Почти все скульптуры Джакометти поначалу выглядят очень далекими от образов окружающей действительности. Вроде бы это лишь условные знаки, аллегории неведомых языческих божеств или просто прихотливые фантазии — в зависимости от периода творчества. Однако впечатление ложное. Художник всю жизнь был буквально одержим реальностью и искал прозрения только в ней. Именно из-за этого он разошелся в конце концов с сюрреалистами.
Они приняли Джакометти в свои ряды с величайшим энтузиазмом, но со временем выяснилось, что парень норовит «изменять» авангардным идеям с живой натурой.

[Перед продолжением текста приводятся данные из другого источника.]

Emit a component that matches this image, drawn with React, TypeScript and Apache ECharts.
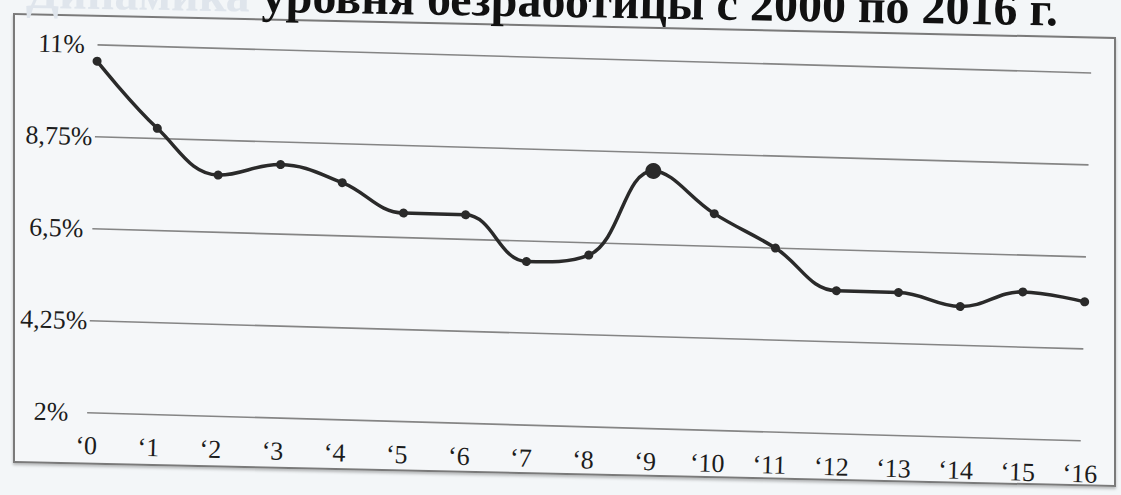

С середины 30-х скульптор двигался исключительно собственными дорогами. Лет десять провел в мучительном кризисе и лишь в послевоенные годы нащупал свою окончательную манеру. Неестественно удлиненные и оттого хрупкие на вид фигуры сделались его фирменным знаком, по которому Джакометти легко узнается. Но никогда и ни при каких обстоятельствах он не позволял себе «конвейерного производства». Каждая вещь особая и происходит опять-таки из реальности. Той реальности, которую скульптор научился видеть собственными глазами.
В России работ Джакометти не встретишь ни в музейных, ни в частных коллекциях.
Уже по одной только этой причине гастрольная выставка в МЛК заслуживает серьезного внимания. Почти три десятка скульптур, несколько живописных произведений и двадцать графических листов привезены из Швейцарии, где художник родился и где был похоронен (правда, большую часть жизни он провел в Париже). Экспонаты позаимствованы в цюрихском музее Кунстхаус и в Фонде Джакометти.
Много их или мало для полноценной ретроспективы? Конечно, дело не в количестве. Достаточно и пары-тройки произведений, чтобы почувствовать масштаб личности автора и особенности его манеры. К тому же в Москву приехали знаковые, эталонные работы — например, «Женщина-ложка», «Собака», «Человек, пересекающий площадь». Есть все условия для того, чтобы приобщиться и понять главное. Пожалуй, только одного фактора будет недоставать по сравнению с залами Джакометти в цюрихском Кунстхаусе.
Там работы разных лет представлены в таком изобилии, что зритель впадает едва ли не в гипнотический транс.
Избитое понятие «мир художника» обретает физические черты, исчезает будничное время, вылетают из головы все личные проблемы. Это одно из сильнейших потрясений, которые можно испытать где-либо в мировых музеях. У нас же представлен лишь фрагмент той коллекции, отчего энергетическое воздействие таким мощным заведомо не окажется. Зато остается гипноз каждого экспоната в отдельности.
Сам автор утверждал, что «вырастил» свою знаменитую пластику из пиктограммы на уличном знаке — там, где схематичный пешеход пересекает дорожное полотно. Скорее всего, так оно и было: Джакометти не любил сочиненных биографических фактов, да и вообще слыл человеком предельно нелукавым. Однако озарение не могло прийти просто так, в качестве случайной догадки. К тому моменту художник уже прошел через отчаяние, пытаясь достичь недостижимого. Эксперименты с человеческими фигурами, будто бы исчезающими в перспективе, он признал для себя неудачными и искал других пластических решений. Искал в реальности, в ней и нашел. Хрупкость и травматичность человеческого существования выразилась в невиданных доселе персонажах — истонченных почти до проволочности, без выражений на лицах и без устойчивости в позах.
Можно долго говорить о близости взглядов Джакометти к философии экзистенциализма, о предыдущих этапах творчества, которые привели к такой манере.
Но лучше просто посмотреть на эти бронзовые изваяния, не ища в них иллюзорного сходства с жизнью, и тогда обнаружится сходство иного рода. Даже не сходство, а родство. Находить генетическую связь между бытием и творениями собственных рук — удел гениев. Альберто Джакометти это удалось.